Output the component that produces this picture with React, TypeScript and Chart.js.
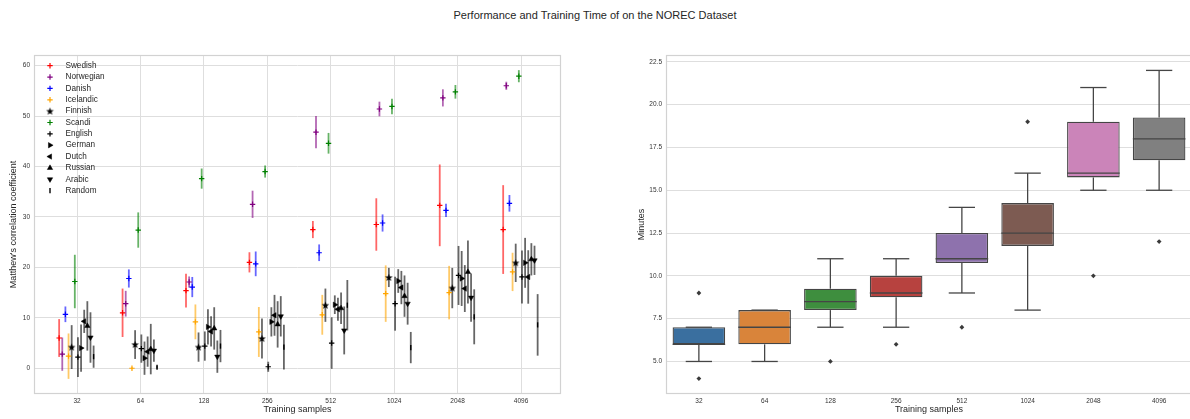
import React, { useEffect, useRef } from 'react';
import { Chart, registerables } from 'chart.js';
import { drawPoint } from 'chart.js/helpers';

Chart.register(...registerables);

// ---------- data ----------
const samples = ['32', '64', '128', '256', '512', '1024', '2048', '4096'];
const sampleLog2 = [5, 6, 7, 8, 9, 10, 11, 12];
const mccTicks = [0, 10, 20, 30, 40, 50, 60];
const minuteTicks = [5, 7.5, 10, 12.5, 15, 17.5, 20, 22.5];

const swedishMcc = [6.0, 11.0, 15.4, 21.0, 27.5, 28.5, 32.3, 27.5];
const swedishErr = [3.75, 4.8, 3.35, 2.0, 1.7, 5.2, 8.1, 8.8];
const norwegianMcc = [2.8, 12.8, 17.1, 32.5, 46.8, 51.4, 53.6, 56.0];
const norwegianErr = [3.3, 2.55, 1.1, 2.7, 3.2, 1.45, 1.7, 0.8];
const danishMcc = [10.7, 17.8, 16.1, 20.7, 22.9, 28.8, 31.3, 32.7];
const danishErr = [1.55, 1.8, 2.0, 2.45, 1.65, 1.7, 1.3, 1.65];
const icelandicMcc = [2.4, 0.0, 9.2, 7.2, 10.6, 14.8, 15.0, 19.1];
const icelandicErr = [4.5, 0.2, 3.45, 4.95, 3.95, 5.6, 5.3, 3.8];
const finnishMcc = [4.2, 4.7, 4.2, 5.9, 12.5, 18.0, 15.9, 20.9];
const finnishErr = [4.35, 2.85, 2.9, 3.95, 3.3, 1.9, 4.0, 3.8];
const scandiMcc = [17.2, 27.4, 37.6, 39.0, 44.6, 51.9, 54.8, 57.9];
const scandiErr = [5.3, 3.5, 2.0, 1.2, 2.05, 1.55, 1.35, 1.2];
const englishMcc = [2.2, 3.9, 4.4, 0.3, 5.0, 12.8, 18.4, 18.1];
const englishErr = [3.95, 2.8, 2.9, 1.0, 5.1, 5.35, 5.85, 5.25];
const germanMcc = [4.0, 2.0, 8.2, 9.2, 12.6, 17.3, 17.8, 20.9];
const germanErr = [4.7, 3.3, 3.5, 2.9, 1.85, 2.35, 5.45, 4.95];
const dutchMcc = [9.3, 3.3, 7.3, 10.5, 11.7, 16.0, 15.8, 18.1];
const dutchErr = [2.3, 3.0, 3.0, 4.05, 2.3, 3.3, 4.65, 5.3];
const russianMcc = [8.4, 3.8, 7.9, 8.7, 11.9, 14.3, 19.1, 21.6];
const russianErr = [4.9, 5.0, 4.2, 4.6, 3.1, 4.1, 6.25, 3.2];
const arabicMcc = [6.1, 3.5, 2.3, 10.3, 7.5, 12.8, 14.0, 21.4];
const arabicErr = [5.0, 2.2, 3.2, 4.0, 4.75, 4.15, 4.8, 2.9];
const randomMcc = [2.3, 0.2, 4.4, 4.2, 12.5, 4.1, 10.2, 8.6];
const randomErr = [2.2, 0.3, 3.2, 4.45, 5.0, 3.1, 5.45, 6.1];

const boxQ1 = [6, 6, 8, 8.75, 10.75, 11.75, 15.75, 16.75];
const boxQ3 = [7, 8, 9.25, 10, 12.5, 14.25, 19, 19.25];
const boxMedian = [6, 7, 8.5, 9, 11, 12.5, 16, 18];
const whiskerLow = [5, 5, 7, 7, 9, 8, 15, 15];
const whiskerHigh = [7, 8, 11, 11, 14, 16, 21, 22];
const outlierSample = ['32', '32', '128', '256', '512', '1024', '2048', '4096'];
const outlierMinutes = [9, 4, 5, 6, 7, 19, 10, 12];
const boxColors = ['#3a6f9f', '#d9843a', '#3e8e3e', '#b7423f', '#8e72ad', '#7d5b52', '#cb84b9', '#808080'];

const FONT = "'Liberation Sans', Arial, Helvetica, sans-serif";
const DODGE = 0.0494;
const GRID = '#dedede';
const FRAME = '#d2d2d2';

function makeStar(): HTMLCanvasElement {
  const c = document.createElement('canvas');
  c.width = 9;
  c.height = 9;
  const g = c.getContext('2d')!;
  g.fillStyle = '#000';
  g.beginPath();
  for (let k = 0; k < 10; k++) {
    const r = k % 2 === 0 ? 4.0 : 1.7;
    const a = -Math.PI / 2 + (k * Math.PI) / 5;
    const px = 4.5 + r * Math.cos(a);
    const py = 4.8 + r * Math.sin(a);
    if (k === 0) g.moveTo(px, py);
    else g.lineTo(px, py);
  }
  g.closePath();
  g.fill();
  return c;
}

const errorBarPlugin = {
  id: 'errorBars',
  beforeDatasetsDraw(chart: any) {
    const { ctx } = chart;
    const ys = chart.scales.y;
    chart.data.datasets.forEach((ds: any, i: number) => {
      const meta = chart.getDatasetMeta(i);
      ctx.save();
      ctx.strokeStyle = ds.pointBorderColor;
      ctx.globalAlpha = 0.6;
      ctx.lineWidth = 1.8;
      meta.data.forEach((pt: any, j: number) => {
        const m = ds.data[j].y;
        const e = ds.errors[j];
        ctx.beginPath();
        ctx.moveTo(pt.x, ys.getPixelForValue(m - e));
        ctx.lineTo(pt.x, ys.getPixelForValue(m + e));
        ctx.stroke();
      });
      ctx.restore();
    });
  },
};

const framePlugin = {
  id: 'frame',
  beforeDatasetsDraw(chart: any) {
    const { ctx, chartArea: a } = chart;
    ctx.save();
    ctx.strokeStyle = FRAME;
    ctx.lineWidth = 1.2;
    ctx.strokeRect(a.left + 0.5, a.top + 0.5, a.width - 1, a.height - 1);
    ctx.restore();
  },
};

const innerLegendPlugin = {
  id: 'innerLegend',
  afterDatasetsDraw(chart: any) {
    const { ctx, chartArea } = chart;
    chart.data.datasets.forEach((ds: any, i: number) => {
      const y = chartArea.top + 10.7 + i * 11.36;
      const x = chartArea.left + 16;
      ctx.save();
      ctx.fillStyle = ds.pointBackgroundColor;
      ctx.strokeStyle = ds.pointBorderColor;
      ctx.lineWidth = ds.pointBorderWidth;
      drawPoint(ctx, {
        pointStyle: ds.pointStyle,
        rotation: ds.pointRotation,
        radius: ds.pointRadius,
        borderWidth: ds.pointBorderWidth,
      } as any, x, y);
      ctx.fillStyle = '#262626';
      ctx.font = `8.2px ${FONT}`;
      ctx.textBaseline = 'middle';
      ctx.textAlign = 'left';
      ctx.fillText(ds.label, chartArea.left + 31.5, y);
      ctx.restore();
    });
  },
};

const boxPlugin = {
  id: 'boxParts',
  afterDatasetsDraw(chart: any) {
    const { ctx } = chart;
    const ys = chart.scales.y;
    const meta = chart.getDatasetMeta(0);
    ctx.save();
    ctx.strokeStyle = '#454545';
    ctx.lineWidth = 1.3;
    meta.data.forEach((bar: any, i: number) => {
      const x = bar.x;
      const w = bar.width;
      const line = (x1: number, y1: number, x2: number, y2: number) => {
        ctx.beginPath();
        ctx.moveTo(x1, y1);
        ctx.lineTo(x2, y2);
        ctx.stroke();
      };
      const q1 = ys.getPixelForValue(boxQ1[i]);
      const q3 = ys.getPixelForValue(boxQ3[i]);
      const lo = ys.getPixelForValue(whiskerLow[i]);
      const hi = ys.getPixelForValue(whiskerHigh[i]);
      const md = ys.getPixelForValue(boxMedian[i]);
      if (hi < q3) line(x, q3, x, hi);
      if (lo > q1) line(x, q1, x, lo);
      line(x - w / 4, hi, x + w / 4, hi);
      line(x - w / 4, lo, x + w / 4, lo);
      line(x - w / 2, md, x + w / 2, md);
    });
    ctx.restore();
  },
};

export default function App() {
  const leftRef = useRef<HTMLCanvasElement>(null);
  const rightRef = useRef<HTMLCanvasElement>(null);

  useEffect(() => {
    Chart.defaults.font.family = FONT;
    Chart.defaults.color = '#333';
    const star = makeStar();

    const series = [
      { name: 'Swedish', mean: swedishMcc, err: swedishErr, color: 'red', style: 'cross', rot: 0, r: 2.7, bw: 1.2 },
      { name: 'Norwegian', mean: norwegianMcc, err: norwegianErr, color: 'purple', style: 'cross', rot: 0, r: 2.7, bw: 1.2 },
      { name: 'Danish', mean: danishMcc, err: danishErr, color: 'blue', style: 'cross', rot: 0, r: 2.7, bw: 1.2 },
      { name: 'Icelandic', mean: icelandicMcc, err: icelandicErr, color: 'orange', style: 'cross', rot: 0, r: 2.7, bw: 1.2 },
      { name: 'Finnish', mean: finnishMcc, err: finnishErr, color: 'black', style: star, rot: 0, r: 4, bw: 0 },
      { name: 'Scandi', mean: scandiMcc, err: scandiErr, color: 'green', style: 'cross', rot: 0, r: 2.7, bw: 1.2 },
      { name: 'English', mean: englishMcc, err: englishErr, color: 'black', style: 'cross', rot: 0, r: 2.7, bw: 1.2 },
      { name: 'German', mean: germanMcc, err: germanErr, color: 'black', style: 'triangle', rot: 90, r: 3.1, bw: 0.5 },
      { name: 'Dutch', mean: dutchMcc, err: dutchErr, color: 'black', style: 'triangle', rot: 270, r: 3.1, bw: 0.5 },
      { name: 'Russian', mean: russianMcc, err: russianErr, color: 'black', style: 'triangle', rot: 0, r: 3.1, bw: 0.5 },
      { name: 'Arabic', mean: arabicMcc, err: arabicErr, color: 'black', style: 'triangle', rot: 180, r: 3.1, bw: 0.5 },
      { name: 'Random', mean: randomMcc, err: randomErr, color: 'black', style: 'line', rot: 90, r: 2.6, bw: 1.4 },
    ];

    const left = new Chart(leftRef.current!, {
      type: 'scatter',
      data: {
        datasets: series.map((s, i) => ({
          label: s.name,
          data: s.mean.map((m, j) => ({ x: sampleLog2[j] + (i - 5.5) * DODGE - 0.01, y: m })),
          errors: s.err,
          pointStyle: s.style as any,
          pointRotation: s.rot,
          pointRadius: s.r,
          pointHoverRadius: s.r,
          pointBackgroundColor: s.color,
          pointBorderColor: s.color,
          pointBorderWidth: s.bw,
          showLine: false,
        })) as any,
      },
      options: {
        animation: false,
        responsive: false,
        devicePixelRatio: 1,
        events: [],
        layout: { padding: { top: 55, right: 19, left: 0, bottom: 0 } },
        plugins: { legend: { display: false }, tooltip: { enabled: false } },
        scales: {
          x: {
            type: 'linear',
            min: 4.322,
            max: 12.63,
            afterBuildTicks: (a: any) => {
              a.ticks = sampleLog2.map((v) => ({ value: v }));
            },
            ticks: {
              callback: (_v: any, idx: number) => samples[idx],
              font: { size: 6.5 },
              padding: 3,
              maxRotation: 0,
              autoSkip: false,
              color: '#333',
            },
            grid: { color: GRID, drawTicks: false, lineWidth: 1 },
            border: { display: false },
            title: { display: true, text: 'Training samples', font: { size: 9 }, color: '#262626', padding: { top: 0, bottom: 4.3 } },
            afterFit: (s: any) => {
              s.height = 25;
            },
          },
          y: {
            type: 'linear',
            min: -5.1,
            max: 62.1,
            afterBuildTicks: (a: any) => {
              a.ticks = mccTicks.map((v) => ({ value: v }));
            },
            ticks: { font: { size: 6.5 }, padding: 4, color: '#333' },
            grid: { color: GRID, drawTicks: false, lineWidth: 1 },
            border: { display: false },
            title: {
              display: true,
              text: "Matthew's correlation coefficient",
              font: { size: 9 },
              color: '#262626',
              padding: { top: 8.6, bottom: 0 },
            },
            afterFit: (s: any) => {
              s.width = 34;
            },
          },
        },
      } as any,
      plugins: [framePlugin, errorBarPlugin, innerLegendPlugin],
    });

    const right = new Chart(rightRef.current!, {
      type: 'bar',
      data: {
        labels: samples,
        datasets: [
          {
            type: 'bar',
            data: boxQ1.map((q, i) => [q, boxQ3[i]]) as any,
            backgroundColor: boxColors,
            borderColor: '#454545',
            borderWidth: 1.3,
            borderSkipped: false,
            barPercentage: 0.8,
            categoryPercentage: 1.0,
          },
          {
            type: 'line',
            data: outlierSample.map((s, i) => ({ x: s, y: outlierMinutes[i] })) as any,
            showLine: false,
            pointStyle: 'rectRot',
            pointRadius: 2.4,
            pointBackgroundColor: '#3a3a3a',
            pointBorderColor: '#3a3a3a',
            pointBorderWidth: 0,
          },
        ],
      },
      options: {
        animation: false,
        responsive: false,
        devicePixelRatio: 1,
        events: [],
        layout: { padding: { top: 55, right: 8, left: 0, bottom: 0 } },
        plugins: { legend: { display: false }, tooltip: { enabled: false } },
        scales: {
          x: {
            type: 'category',
            offset: true,
            ticks: { font: { size: 6.5 }, padding: 3, maxRotation: 0, autoSkip: false, color: '#333' },
            grid: { display: false, drawTicks: false },
            border: { display: false },
            title: { display: true, text: 'Training samples', font: { size: 9 }, color: '#262626', padding: { top: 0, bottom: 4.3 } },
            afterFit: (s: any) => {
              s.height = 25;
            },
          },
          y: {
            type: 'linear',
            min: 3.1,
            max: 22.9,
            afterBuildTicks: (a: any) => {
              a.ticks = minuteTicks.map((v) => ({ value: v }));
            },
            ticks: { font: { size: 6.5 }, padding: 4, color: '#333', callback: (v: any) => Number(v).toFixed(1) },
            grid: { color: GRID, drawTicks: false, lineWidth: 1 },
            border: { display: false },
            title: { display: true, text: 'Minutes', font: { size: 9 }, color: '#262626', padding: { top: 36.3, bottom: 0 } },
            afterFit: (s: any) => {
              s.width = 66;
            },
          },
        },
      } as any,
      plugins: [framePlugin, boxPlugin],
    });

    return () => {
      left.destroy();
      right.destroy();
    };
  }, []);

  return (
    <div
      style={{
        position: 'fixed',
        left: 0,
        top: 0,
        width: 1190,
        height: 419,
        overflow: 'hidden',
        background: '#fff',
      }}
    >
      <div
        style={{
          position: 'absolute',
          left: 0,
          top: 9,
          width: 1190,
          textAlign: 'center',
          fontFamily: FONT,
          fontSize: 11,
          lineHeight: '12px',
          color: '#262626',
        }}
      >
        Performance and Training Time of on the NOREC Dataset
      </div>
      <canvas ref={leftRef} width={580} height={419} style={{ position: 'absolute', left: 0, top: 0 }} />
      <canvas ref={rightRef} width={600} height={419} style={{ position: 'absolute', left: 600, top: 0 }} />
    </div>
  );
}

* * * * * * * * *

→ DESCRIPTION OF THE TASK: The lines from the top of the data above through the one holding "const minuteTicks = [5, 7.5, 10, 12.5, 15, 17.5, 20, 22.5];" are to be repeated exactly, and only those, with no pictures.

→ SOLUTION TO THIS TASK:
Output the component that produces this picture with React, TypeScript and Chart.js.
import React, { useEffect, useRef } from 'react';
import { Chart, registerables } from 'chart.js';
import { drawPoint } from 'chart.js/helpers';

Chart.register(...registerables);

// ---------- data ----------
const samples = ['32', '64', '128', '256', '512', '1024', '2048', '4096'];
const sampleLog2 = [5, 6, 7, 8, 9, 10, 11, 12];
const mccTicks = [0, 10, 20, 30, 40, 50, 60];
const minuteTicks = [5, 7.5, 10, 12.5, 15, 17.5, 20, 22.5];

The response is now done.